4. Beads: Beads are bundles of high-tensile steel wires that attach the tire to the rim and create an airtight seal. Each strand of wire is coated in rubber compound and wound into coils of the correct diameter for the tire size.
5. Chafers: Chafers are made of tough nylon material and are fitted around the bead clinch area to resist chafing damage to the tire and rim flange caused by repetitive rubbing.
6. Sidewall: The sidewall of the tire is the area between the shoulder and the bead. It is covered with specially formulated rubber treated with anti-oxidants to protect the casing from weathering, cuts, and flexing.
7. Inner Tread: Tubeless tires have an inner tread, a layer of rubber bonded to the inside of the first casing ply from bead to bead. This layer resists the permeation of nitrogen and moisture into the casing.
8. Under Tread: The under tread is a layer of rubber designed to improve the adhesion between the tread and the casing plies.
Air Pressure in Aircraft Tires
The durability and performance of aircraft tires are heavily reliant on the air pressure within them. The tires of an aircraft are inflated to high pressures, typically around 200 psi (pounds per square inch), which is approximately six times higher than the pressure used in car tires. This high pressure provides the necessary strength for the tires to withstand high-speed landings and support the weight of the aircraft.
To enhance tire performance and longevity, many aircraft now use dry nitrogen instead of compressed air for inflation. Dry nitrogen offers several advantages, including better pressure stability, reduced oxidation of tire components, and minimal moisture content compared to compressed air.
Proper tire inflation is essential to maintain tire health and prevent damage. Overinflation can lead to uneven tread wear, reduced traction, and increased stress on the wheel assemblies. Underinflation is even more detrimental, causing excessive heating, tread wear, and potential tire failure. It is crucial to regularly check tire pressure using a gauge and ensure that tires are inflated to the correct pressure.
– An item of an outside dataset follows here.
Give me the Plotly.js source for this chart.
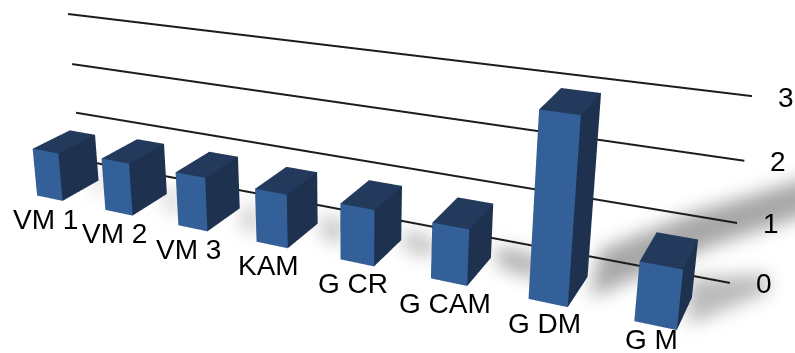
<!DOCTYPE html>
<html>
<head>
<meta charset="utf-8">
<script src="https://cdn.plot.ly/plotly-3.0.1.min.js"></script>
<style>
html,body{margin:0;padding:0;width:795px;height:353px;overflow:hidden;background:#fff}
#stage{position:absolute;left:0;top:0;width:795px;height:353px;overflow:hidden}
#chart{position:absolute;left:-289px;top:-362px;width:1100px;height:1000px}
#chart .shapelayer{filter:blur(9px)}
</style>
</head>
<body>
<div id="stage"><div id="chart"></div></div>
<script>
// Bar values per site
const categories = ['VM 1','VM 2','VM 3','KAM','G CR','G CAM','G DM','G M'];
const values = [0.93,0.99,0.99,0.96,0.98,0.95,3.0,0.95];
const gridValues = [0,1,2,3];

// The grid lines span less than the axes so nothing touches the scene's clip box
const gridSpan = [-0.451,7.46];
const xRange = [-1,8.009];
const depthRange = [-0.3,0.1];
const zRange = [-0.3,3.3];
const barHalfWidth = 0.19;
const barBack = -0.06, barFront = -0.15;

const frontColor = '#34609a', sideColor = '#1e3250', topColor = '#233a5c';

function barTrace(i, v){
  const x0=i-barHalfWidth, x1=i+barHalfWidth;
  const x=[x0,x1,x1,x0,x0,x1,x1,x0];
  const y=[barFront,barFront,barBack,barBack,barFront,barFront,barBack,barBack];
  const z=[0,0,0,0,v,v,v,v];
  const faces=[
    [0,1,5,frontColor],[0,5,4,frontColor],
    [1,2,6,sideColor],[1,6,5,sideColor],
    [4,5,6,topColor],[4,6,7,topColor],
    [3,0,4,sideColor],[3,4,7,sideColor],
    [2,3,7,sideColor],[2,7,6,sideColor],
    [0,3,2,sideColor],[0,2,1,sideColor]
  ];
  return {type:'mesh3d',x,y,z,
    i:faces.map(f=>f[0]),j:faces.map(f=>f[1]),k:faces.map(f=>f[2]),
    facecolor:faces.map(f=>f[3]),flatshading:true,
    lighting:{ambient:1,diffuse:0,specular:0,roughness:1,fresnel:0},
    hoverinfo:'skip',showscale:false,name:categories[i]};
}

const gridTraces = gridValues.map(g=>({
  type:'scatter3d',mode:'lines',x:gridSpan,y:[0,0],z:[g,g],
  line:{color:'#1c1c1c',width:4},hoverinfo:'skip',showlegend:false
}));
const bars = values.map((v,i)=>barTrace(i,v));

// Soft shadows sit under the transparent 3D scene; helper maps window pixels to paper space
const px = (x,y)=>[(x+289)/1100, 1-(y+362)/1000];
function shadow(points,color){
  const path='M'+points.map(p=>px(p[0],p[1]).join(',')).join('L')+'Z';
  return {type:'path',xref:'paper',yref:'paper',path,fillcolor:color,line:{width:0},layer:'below'};
}
const shapes=[
  shadow([[600,250],[695,212],[815,176],[815,212],[712,246],[640,276],[590,298]],'rgba(125,125,125,0.68)'),
  shadow([[688,278],[768,274],[768,292],[688,325]],'rgba(130,130,130,0.55)'),
  shadow([[497,246],[540,256],[540,280],[497,266]],'rgba(120,120,120,0.6)'),
  shadow([[404,230],[434,238],[434,258],[404,250]],'rgba(130,130,130,0.5)'),
  shadow([[322,215],[344,222],[344,244],[322,238]],'rgba(130,130,130,0.5)'),
  shadow([[242,204],[258,210],[258,234],[242,228]],'rgba(130,130,130,0.45)'),
  shadow([[166,186],[178,190],[178,214],[166,210]],'rgba(130,130,130,0.45)'),
  shadow([[96,170],[104,173],[104,194],[96,192]],'rgba(130,130,130,0.45)')
];

// Label text follows the scene projection; the last label is pulled up to stay inside the frame
const labelFont = {family:'Liberation Sans',size:28,color:'#000'};
const annotations=[];
categories.forEach((c,i)=>annotations.push({x:i,y:barFront,z:0,text:c,showarrow:false,
  xanchor:'center',yanchor:'middle',xshift:-4,yshift:i===7?-14:-21,font:labelFont}));
gridValues.forEach(g=>annotations.push({x:gridSpan[1],y:0,z:g,text:String(g),showarrow:false,
  xanchor:'center',yanchor:'middle',xshift:34,yshift:-1,font:labelFont}));

const hiddenAxis = r=>({range:r,visible:false,showspikes:false,showgrid:false,zeroline:false,showbackground:false});

Plotly.newPlot('chart',[...gridTraces,...bars],{
  width:1100,height:1000,margin:{l:0,r:0,t:0,b:0,pad:0},
  paper_bgcolor:'rgba(0,0,0,0)',showlegend:false,shapes,
  scene:{
    domain:{x:[0,1],y:[0,1]},bgcolor:'rgba(0,0,0,0)',
    xaxis:hiddenAxis(xRange),yaxis:hiddenAxis(depthRange),zaxis:hiddenAxis(zRange),
    aspectmode:'manual',aspectratio:{x:1.1387,y:0.4,z:0.2915},
    camera:{
      projection:{type:'perspective'},
      eye:{x:0.6597,y:-1.3491,z:0.5692},
      center:{x:-0.0823,y:-0.0397,z:0.0262},
      up:{x:-0.1437,y:0.3085,z:0.9403}
    },
    annotations
  }
},{displayModeBar:false,responsive:false});
</script>
</body>
</html>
Changes in temperature can also affect tire pressure. For every five to six degrees Fahrenheit change in temperature, there is approximately a one-percent change in tire pressure. This should be taken into consideration when operating aircraft in extreme temperature conditions to ensure tire pressures are maintained within the required range.
Protecting Aircraft Tires
To prolong the lifespan of aircraft tires and ensure their optimal performance, proper care and maintenance are essential. Tires should be kept clean and free from oil, hydraulic fluids, grease, tar, and solvents, as these substances can deteriorate the rubber. Additionally, exposure to sunlight and extreme weather conditions can impact tire longevity. Using protective covers when aircraft are parked outside can help shield tires from these environmental factors.
Conclusion
Aircraft tires made of conductive rubber are a vital component of an aircraft’s landing system. The use of conductive rubber helps neutralize static electricity generated during takeoffs and landings, protecting the aircraft’s sensitive electronic components. The design and construction of aircraft tires involve a combination of materials and technologies to withstand the tremendous forces they encounter. By understanding the importance of tire design, proper inflation, and regular maintenance, the longevity and performance of aircraft tires can be maximized, ensuring safe and reliable aircraft operations.